» **WORK TO COMPLETE**:
Start at the top of the records and, please, print each line exactly through the line that contains "ax = fig.add_axes([68", leaving out all pictures.

==== DATA IN THIS EXERCISE

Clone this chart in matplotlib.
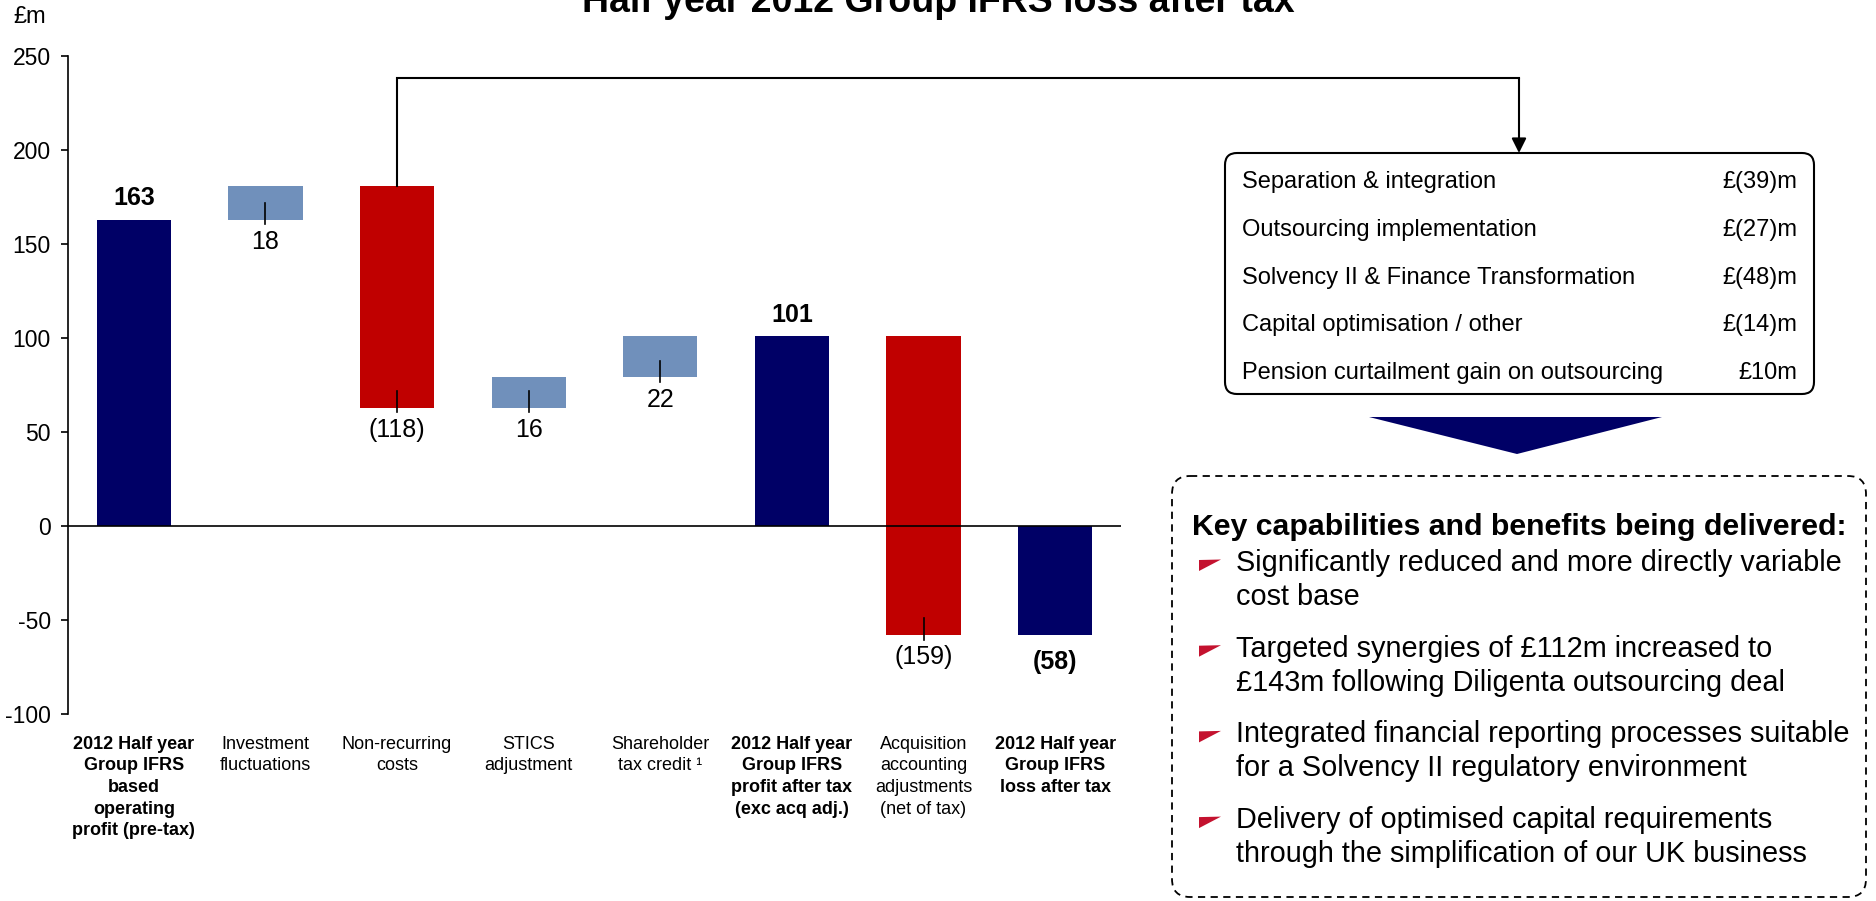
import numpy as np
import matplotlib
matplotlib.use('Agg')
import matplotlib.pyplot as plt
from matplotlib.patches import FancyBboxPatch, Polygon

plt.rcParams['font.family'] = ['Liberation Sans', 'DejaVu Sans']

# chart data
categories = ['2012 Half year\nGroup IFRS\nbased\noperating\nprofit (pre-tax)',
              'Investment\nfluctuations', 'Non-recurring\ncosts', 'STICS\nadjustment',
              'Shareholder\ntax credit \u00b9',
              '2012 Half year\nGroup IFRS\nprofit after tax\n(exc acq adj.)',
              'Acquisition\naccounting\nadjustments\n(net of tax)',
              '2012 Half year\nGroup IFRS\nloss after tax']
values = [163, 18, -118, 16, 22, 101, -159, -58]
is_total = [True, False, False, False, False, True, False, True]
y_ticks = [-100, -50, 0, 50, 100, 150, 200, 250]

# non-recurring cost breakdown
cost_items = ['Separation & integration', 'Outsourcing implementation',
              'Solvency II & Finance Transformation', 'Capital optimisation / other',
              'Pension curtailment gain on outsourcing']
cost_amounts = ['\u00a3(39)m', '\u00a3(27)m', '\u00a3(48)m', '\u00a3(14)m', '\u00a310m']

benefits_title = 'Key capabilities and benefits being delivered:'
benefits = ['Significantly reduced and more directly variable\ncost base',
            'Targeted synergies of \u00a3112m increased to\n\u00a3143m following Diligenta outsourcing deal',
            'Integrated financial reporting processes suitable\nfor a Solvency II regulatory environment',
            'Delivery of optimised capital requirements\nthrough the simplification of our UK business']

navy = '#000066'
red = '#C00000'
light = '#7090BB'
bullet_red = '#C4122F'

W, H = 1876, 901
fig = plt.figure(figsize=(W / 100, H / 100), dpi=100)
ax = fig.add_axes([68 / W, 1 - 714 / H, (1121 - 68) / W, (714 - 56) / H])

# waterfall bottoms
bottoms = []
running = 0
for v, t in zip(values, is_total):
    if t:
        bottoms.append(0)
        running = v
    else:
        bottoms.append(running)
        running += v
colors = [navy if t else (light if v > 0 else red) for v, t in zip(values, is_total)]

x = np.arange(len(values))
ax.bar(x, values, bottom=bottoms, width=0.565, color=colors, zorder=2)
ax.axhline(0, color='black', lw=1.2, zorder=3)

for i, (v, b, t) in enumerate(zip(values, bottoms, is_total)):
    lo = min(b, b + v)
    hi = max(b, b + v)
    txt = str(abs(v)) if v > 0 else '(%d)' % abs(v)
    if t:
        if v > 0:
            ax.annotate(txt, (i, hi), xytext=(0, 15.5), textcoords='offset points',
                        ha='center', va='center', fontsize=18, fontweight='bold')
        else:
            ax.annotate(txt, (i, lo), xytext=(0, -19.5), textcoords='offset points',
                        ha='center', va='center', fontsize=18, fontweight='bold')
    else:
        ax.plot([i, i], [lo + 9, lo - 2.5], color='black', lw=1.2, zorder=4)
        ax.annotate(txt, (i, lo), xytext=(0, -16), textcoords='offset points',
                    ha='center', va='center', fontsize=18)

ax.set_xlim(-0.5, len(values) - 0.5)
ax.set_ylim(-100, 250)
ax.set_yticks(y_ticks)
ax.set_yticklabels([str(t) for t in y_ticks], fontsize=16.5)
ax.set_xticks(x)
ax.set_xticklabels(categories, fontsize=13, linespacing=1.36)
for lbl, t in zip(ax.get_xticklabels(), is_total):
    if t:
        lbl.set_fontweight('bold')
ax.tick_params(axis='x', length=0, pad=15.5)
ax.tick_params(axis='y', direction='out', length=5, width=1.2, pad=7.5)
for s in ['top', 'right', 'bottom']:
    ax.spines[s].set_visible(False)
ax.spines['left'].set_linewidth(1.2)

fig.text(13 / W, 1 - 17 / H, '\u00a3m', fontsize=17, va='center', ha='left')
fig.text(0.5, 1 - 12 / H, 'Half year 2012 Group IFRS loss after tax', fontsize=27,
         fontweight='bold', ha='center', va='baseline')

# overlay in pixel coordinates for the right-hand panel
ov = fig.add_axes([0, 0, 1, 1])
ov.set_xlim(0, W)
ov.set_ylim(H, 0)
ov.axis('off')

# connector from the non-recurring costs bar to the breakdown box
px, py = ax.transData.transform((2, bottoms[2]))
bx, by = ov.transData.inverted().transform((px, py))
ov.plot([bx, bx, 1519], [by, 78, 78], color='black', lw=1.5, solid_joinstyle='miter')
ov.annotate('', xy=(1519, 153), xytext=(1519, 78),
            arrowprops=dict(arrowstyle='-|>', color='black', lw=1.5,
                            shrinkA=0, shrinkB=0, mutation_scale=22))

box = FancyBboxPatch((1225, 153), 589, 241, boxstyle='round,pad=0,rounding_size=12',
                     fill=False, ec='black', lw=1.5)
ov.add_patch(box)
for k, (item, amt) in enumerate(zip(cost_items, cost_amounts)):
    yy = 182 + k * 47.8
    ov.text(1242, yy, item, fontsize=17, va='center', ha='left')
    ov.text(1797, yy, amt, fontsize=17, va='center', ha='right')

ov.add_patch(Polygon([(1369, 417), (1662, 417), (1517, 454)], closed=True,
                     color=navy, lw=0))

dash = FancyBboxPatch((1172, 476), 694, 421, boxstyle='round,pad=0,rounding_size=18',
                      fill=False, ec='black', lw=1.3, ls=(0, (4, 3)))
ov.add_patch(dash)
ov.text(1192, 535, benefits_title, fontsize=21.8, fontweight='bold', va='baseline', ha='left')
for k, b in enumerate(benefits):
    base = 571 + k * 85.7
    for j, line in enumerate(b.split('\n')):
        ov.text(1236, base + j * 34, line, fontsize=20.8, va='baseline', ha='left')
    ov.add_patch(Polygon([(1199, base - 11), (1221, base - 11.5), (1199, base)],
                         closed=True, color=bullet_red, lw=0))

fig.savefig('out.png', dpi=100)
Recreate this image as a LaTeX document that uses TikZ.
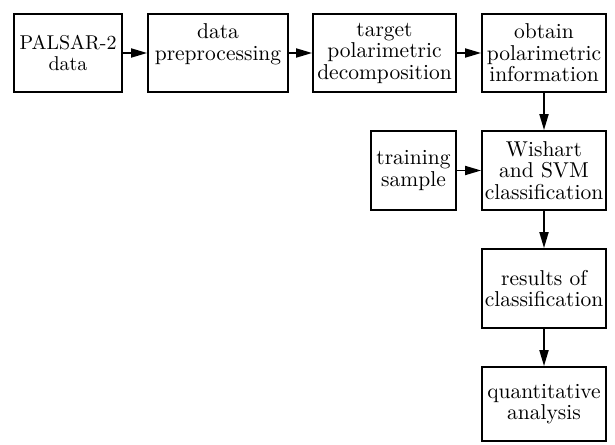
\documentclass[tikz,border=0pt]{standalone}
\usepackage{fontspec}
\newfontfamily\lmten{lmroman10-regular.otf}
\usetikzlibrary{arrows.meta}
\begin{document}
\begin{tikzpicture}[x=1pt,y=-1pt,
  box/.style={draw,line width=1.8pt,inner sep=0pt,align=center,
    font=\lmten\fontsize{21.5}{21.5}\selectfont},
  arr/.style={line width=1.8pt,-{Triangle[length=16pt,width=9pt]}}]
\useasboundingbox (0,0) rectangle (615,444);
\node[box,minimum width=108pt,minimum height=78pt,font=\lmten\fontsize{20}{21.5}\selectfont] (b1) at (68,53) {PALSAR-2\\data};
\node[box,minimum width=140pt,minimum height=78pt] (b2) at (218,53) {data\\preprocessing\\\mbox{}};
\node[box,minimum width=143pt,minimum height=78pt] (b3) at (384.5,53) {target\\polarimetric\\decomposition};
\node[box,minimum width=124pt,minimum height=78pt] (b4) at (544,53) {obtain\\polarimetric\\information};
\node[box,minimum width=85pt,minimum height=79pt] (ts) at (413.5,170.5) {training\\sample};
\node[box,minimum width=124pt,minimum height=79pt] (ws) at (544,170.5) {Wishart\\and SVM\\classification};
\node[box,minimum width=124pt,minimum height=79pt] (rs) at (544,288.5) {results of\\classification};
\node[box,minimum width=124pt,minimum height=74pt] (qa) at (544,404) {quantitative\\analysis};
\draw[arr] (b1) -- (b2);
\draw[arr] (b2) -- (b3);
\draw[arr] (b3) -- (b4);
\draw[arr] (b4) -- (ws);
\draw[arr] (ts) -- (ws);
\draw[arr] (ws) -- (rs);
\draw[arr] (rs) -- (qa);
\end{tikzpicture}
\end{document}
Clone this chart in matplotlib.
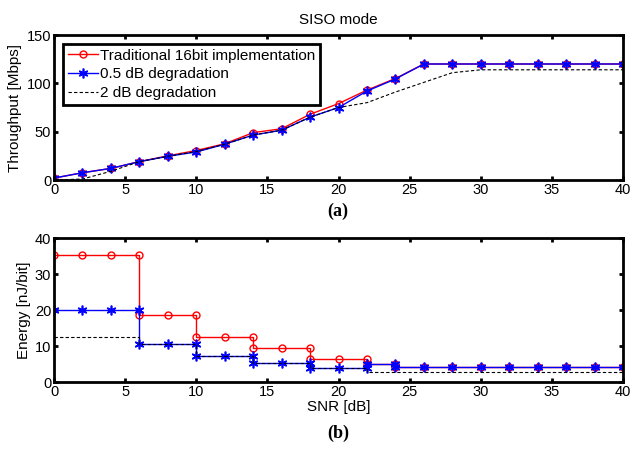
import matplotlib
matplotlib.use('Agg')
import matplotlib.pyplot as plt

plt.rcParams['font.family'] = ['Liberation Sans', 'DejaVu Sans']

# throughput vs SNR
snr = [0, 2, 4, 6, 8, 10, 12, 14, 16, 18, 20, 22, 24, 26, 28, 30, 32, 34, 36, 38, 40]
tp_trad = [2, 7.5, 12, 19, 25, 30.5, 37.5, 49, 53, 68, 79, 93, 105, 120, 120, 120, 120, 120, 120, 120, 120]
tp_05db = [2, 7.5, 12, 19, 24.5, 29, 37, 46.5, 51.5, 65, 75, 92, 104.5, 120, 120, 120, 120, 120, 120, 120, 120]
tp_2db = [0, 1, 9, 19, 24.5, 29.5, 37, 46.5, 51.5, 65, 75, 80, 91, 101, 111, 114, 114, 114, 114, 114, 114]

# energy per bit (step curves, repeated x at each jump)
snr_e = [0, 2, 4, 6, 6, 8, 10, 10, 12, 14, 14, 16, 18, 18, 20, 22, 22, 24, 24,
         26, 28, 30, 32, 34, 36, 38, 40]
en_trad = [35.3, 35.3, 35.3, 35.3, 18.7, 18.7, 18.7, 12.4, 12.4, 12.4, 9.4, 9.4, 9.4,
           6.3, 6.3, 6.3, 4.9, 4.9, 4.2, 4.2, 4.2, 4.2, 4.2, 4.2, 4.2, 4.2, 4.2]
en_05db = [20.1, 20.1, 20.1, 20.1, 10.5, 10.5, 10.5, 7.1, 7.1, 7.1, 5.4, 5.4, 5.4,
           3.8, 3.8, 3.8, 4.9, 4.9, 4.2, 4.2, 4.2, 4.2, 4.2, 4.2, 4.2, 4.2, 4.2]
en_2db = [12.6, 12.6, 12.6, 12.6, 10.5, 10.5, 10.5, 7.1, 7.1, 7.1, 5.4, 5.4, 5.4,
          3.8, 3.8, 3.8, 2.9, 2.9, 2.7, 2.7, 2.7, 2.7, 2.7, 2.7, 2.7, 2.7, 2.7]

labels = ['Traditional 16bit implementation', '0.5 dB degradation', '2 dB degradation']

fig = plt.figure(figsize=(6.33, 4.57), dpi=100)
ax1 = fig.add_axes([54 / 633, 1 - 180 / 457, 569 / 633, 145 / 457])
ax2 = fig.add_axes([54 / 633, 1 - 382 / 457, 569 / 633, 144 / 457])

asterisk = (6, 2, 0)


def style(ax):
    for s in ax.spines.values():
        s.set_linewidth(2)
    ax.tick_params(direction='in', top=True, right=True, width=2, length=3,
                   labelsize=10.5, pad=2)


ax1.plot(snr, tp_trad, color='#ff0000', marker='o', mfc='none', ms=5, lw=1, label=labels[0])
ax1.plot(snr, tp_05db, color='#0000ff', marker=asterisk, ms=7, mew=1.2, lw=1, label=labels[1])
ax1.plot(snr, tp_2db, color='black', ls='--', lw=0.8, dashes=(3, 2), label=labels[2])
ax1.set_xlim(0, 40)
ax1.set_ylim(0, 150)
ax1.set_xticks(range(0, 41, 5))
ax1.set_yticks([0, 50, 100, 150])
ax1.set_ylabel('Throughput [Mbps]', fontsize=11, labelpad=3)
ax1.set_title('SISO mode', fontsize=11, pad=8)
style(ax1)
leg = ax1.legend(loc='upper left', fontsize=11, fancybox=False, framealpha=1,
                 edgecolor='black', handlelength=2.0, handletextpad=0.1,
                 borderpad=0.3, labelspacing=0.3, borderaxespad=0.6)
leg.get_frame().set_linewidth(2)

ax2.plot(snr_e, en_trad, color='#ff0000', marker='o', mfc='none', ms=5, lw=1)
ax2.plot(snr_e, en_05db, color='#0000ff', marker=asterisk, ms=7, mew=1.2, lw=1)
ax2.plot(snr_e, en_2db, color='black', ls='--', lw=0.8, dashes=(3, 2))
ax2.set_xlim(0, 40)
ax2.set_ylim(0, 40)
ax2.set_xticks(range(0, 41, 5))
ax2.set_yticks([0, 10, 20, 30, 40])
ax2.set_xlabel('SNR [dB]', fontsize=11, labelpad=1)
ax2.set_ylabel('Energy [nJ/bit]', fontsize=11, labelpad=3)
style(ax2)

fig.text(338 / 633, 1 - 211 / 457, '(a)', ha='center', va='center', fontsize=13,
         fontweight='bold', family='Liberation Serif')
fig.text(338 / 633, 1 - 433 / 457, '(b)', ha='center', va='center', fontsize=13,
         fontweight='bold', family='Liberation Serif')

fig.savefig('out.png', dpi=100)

========

» **RESULT BELOW**:
Clone this chart in matplotlib.
import numpy as np
import matplotlib
matplotlib.use('Agg')
import matplotlib.pyplot as plt
from matplotlib.patches import FancyBboxPatch, Polygon

plt.rcParams['font.family'] = ['Liberation Sans', 'DejaVu Sans']

# chart data
categories = ['2012 Half year\nGroup IFRS\nbased\noperating\nprofit (pre-tax)',
              'Investment\nfluctuations', 'Non-recurring\ncosts', 'STICS\nadjustment',
              'Shareholder\ntax credit \u00b9',
              '2012 Half year\nGroup IFRS\nprofit after tax\n(exc acq adj.)',
              'Acquisition\naccounting\nadjustments\n(net of tax)',
              '2012 Half year\nGroup IFRS\nloss after tax']
values = [163, 18, -118, 16, 22, 101, -159, -58]
is_total = [True, False, False, False, False, True, False, True]
y_ticks = [-100, -50, 0, 50, 100, 150, 200, 250]

# non-recurring cost breakdown
cost_items = ['Separation & integration', 'Outsourcing implementation',
              'Solvency II & Finance Transformation', 'Capital optimisation / other',
              'Pension curtailment gain on outsourcing']
cost_amounts = ['\u00a3(39)m', '\u00a3(27)m', '\u00a3(48)m', '\u00a3(14)m', '\u00a310m']

benefits_title = 'Key capabilities and benefits being delivered:'
benefits = ['Significantly reduced and more directly variable\ncost base',
            'Targeted synergies of \u00a3112m increased to\n\u00a3143m following Diligenta outsourcing deal',
            'Integrated financial reporting processes suitable\nfor a Solvency II regulatory environment',
            'Delivery of optimised capital requirements\nthrough the simplification of our UK business']

navy = '#000066'
red = '#C00000'
light = '#7090BB'
bullet_red = '#C4122F'

W, H = 1876, 901
fig = plt.figure(figsize=(W / 100, H / 100), dpi=100)
ax = fig.add_axes([68 / W, 1 - 714 / H, (1121 - 68) / W, (714 - 56) / H])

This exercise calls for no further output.